[Start SUPPLIED MATERIAL]
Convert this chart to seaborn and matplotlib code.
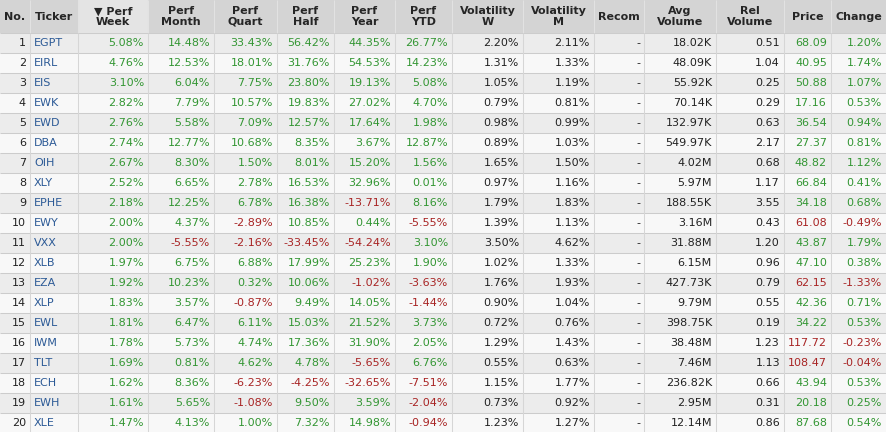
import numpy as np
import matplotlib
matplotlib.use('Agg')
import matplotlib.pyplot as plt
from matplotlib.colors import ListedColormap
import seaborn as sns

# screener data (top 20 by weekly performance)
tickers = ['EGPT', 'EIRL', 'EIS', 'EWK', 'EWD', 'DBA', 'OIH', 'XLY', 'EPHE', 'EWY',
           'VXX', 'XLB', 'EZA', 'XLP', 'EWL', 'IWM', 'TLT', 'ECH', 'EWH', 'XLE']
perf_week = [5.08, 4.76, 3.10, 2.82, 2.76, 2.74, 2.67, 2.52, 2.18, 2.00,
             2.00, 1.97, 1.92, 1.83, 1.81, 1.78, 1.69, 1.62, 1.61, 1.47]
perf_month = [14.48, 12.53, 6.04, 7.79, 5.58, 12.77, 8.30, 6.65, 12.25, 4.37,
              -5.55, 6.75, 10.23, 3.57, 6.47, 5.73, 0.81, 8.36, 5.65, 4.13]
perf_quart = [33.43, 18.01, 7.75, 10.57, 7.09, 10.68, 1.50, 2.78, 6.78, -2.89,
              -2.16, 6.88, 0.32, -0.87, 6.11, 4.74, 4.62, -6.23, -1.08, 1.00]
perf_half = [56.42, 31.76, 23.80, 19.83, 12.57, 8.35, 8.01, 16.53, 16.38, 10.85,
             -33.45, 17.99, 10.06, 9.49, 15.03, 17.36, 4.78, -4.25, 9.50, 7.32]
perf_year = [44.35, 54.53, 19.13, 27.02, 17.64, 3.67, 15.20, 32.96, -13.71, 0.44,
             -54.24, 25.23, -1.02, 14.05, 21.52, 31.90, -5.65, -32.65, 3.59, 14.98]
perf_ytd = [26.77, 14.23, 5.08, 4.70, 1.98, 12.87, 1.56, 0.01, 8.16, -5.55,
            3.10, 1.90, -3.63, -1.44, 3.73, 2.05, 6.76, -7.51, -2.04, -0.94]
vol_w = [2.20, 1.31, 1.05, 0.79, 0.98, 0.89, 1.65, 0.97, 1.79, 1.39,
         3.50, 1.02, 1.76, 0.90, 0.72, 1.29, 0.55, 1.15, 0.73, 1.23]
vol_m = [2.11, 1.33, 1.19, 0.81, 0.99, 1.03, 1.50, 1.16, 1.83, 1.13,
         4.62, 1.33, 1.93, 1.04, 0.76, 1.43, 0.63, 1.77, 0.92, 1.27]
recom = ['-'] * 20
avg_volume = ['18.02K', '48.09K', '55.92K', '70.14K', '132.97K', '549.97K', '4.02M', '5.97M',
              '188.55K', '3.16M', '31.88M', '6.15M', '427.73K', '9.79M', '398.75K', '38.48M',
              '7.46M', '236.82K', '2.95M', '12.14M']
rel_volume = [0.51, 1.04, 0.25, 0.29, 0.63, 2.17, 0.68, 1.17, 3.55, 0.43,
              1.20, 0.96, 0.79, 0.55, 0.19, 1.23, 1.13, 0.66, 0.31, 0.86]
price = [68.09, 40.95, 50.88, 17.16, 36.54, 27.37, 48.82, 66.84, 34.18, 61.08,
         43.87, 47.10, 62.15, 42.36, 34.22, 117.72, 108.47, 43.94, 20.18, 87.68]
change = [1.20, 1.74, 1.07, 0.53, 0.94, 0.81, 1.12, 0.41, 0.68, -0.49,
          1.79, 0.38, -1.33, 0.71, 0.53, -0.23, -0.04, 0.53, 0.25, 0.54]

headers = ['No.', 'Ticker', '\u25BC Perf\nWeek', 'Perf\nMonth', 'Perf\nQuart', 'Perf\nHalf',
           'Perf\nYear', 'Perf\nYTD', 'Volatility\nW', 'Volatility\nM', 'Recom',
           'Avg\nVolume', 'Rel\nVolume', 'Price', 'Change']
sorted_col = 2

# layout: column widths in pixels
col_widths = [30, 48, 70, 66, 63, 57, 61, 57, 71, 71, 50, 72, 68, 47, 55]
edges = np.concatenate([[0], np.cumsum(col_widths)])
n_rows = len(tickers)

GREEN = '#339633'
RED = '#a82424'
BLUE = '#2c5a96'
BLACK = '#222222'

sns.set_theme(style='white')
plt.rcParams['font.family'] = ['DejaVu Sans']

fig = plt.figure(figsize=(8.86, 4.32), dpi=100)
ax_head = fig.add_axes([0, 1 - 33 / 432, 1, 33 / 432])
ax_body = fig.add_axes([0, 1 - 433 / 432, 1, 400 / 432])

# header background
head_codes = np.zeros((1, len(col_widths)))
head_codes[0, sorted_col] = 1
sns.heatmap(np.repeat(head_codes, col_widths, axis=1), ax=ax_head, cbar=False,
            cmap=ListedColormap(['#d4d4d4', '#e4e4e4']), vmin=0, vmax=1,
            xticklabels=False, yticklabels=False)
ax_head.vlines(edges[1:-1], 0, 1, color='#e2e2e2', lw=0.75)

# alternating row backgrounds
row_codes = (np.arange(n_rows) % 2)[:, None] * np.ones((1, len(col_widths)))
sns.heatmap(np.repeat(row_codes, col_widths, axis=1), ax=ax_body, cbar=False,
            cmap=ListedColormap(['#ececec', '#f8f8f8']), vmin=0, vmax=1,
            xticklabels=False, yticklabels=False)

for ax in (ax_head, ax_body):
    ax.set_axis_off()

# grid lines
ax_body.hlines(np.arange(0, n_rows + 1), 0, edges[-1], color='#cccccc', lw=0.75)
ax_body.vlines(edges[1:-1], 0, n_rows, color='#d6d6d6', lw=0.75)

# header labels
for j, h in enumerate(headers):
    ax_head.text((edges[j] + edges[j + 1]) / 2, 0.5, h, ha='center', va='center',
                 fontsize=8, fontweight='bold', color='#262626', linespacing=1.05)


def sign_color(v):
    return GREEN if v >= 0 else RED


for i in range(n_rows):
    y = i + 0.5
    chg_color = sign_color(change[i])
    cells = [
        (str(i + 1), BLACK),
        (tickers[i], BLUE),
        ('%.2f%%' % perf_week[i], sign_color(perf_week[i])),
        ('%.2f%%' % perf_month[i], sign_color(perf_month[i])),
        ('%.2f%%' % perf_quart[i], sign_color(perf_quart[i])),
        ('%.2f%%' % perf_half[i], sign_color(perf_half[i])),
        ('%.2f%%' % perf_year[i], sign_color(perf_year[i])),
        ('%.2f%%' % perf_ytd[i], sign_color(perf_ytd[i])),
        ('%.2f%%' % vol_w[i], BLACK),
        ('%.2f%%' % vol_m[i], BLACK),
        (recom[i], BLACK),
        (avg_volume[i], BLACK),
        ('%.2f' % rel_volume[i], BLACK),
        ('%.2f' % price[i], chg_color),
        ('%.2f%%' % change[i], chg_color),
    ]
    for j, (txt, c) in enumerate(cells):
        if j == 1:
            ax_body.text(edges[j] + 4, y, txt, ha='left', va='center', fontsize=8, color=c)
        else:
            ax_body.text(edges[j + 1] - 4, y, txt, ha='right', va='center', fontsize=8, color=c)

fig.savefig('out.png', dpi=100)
[End SUPPLIED MATERIAL]
→ **PROBLEM**: Reproduce only the lines from the beginning of the data through the line that contains "import seaborn as sns", both included, and please drop the pictures.

→ **RESPONSE TO THIS EXERCISE**:
Convert this chart to seaborn and matplotlib code.
import numpy as np
import matplotlib
matplotlib.use('Agg')
import matplotlib.pyplot as plt
from matplotlib.colors import ListedColormap
import seaborn as sns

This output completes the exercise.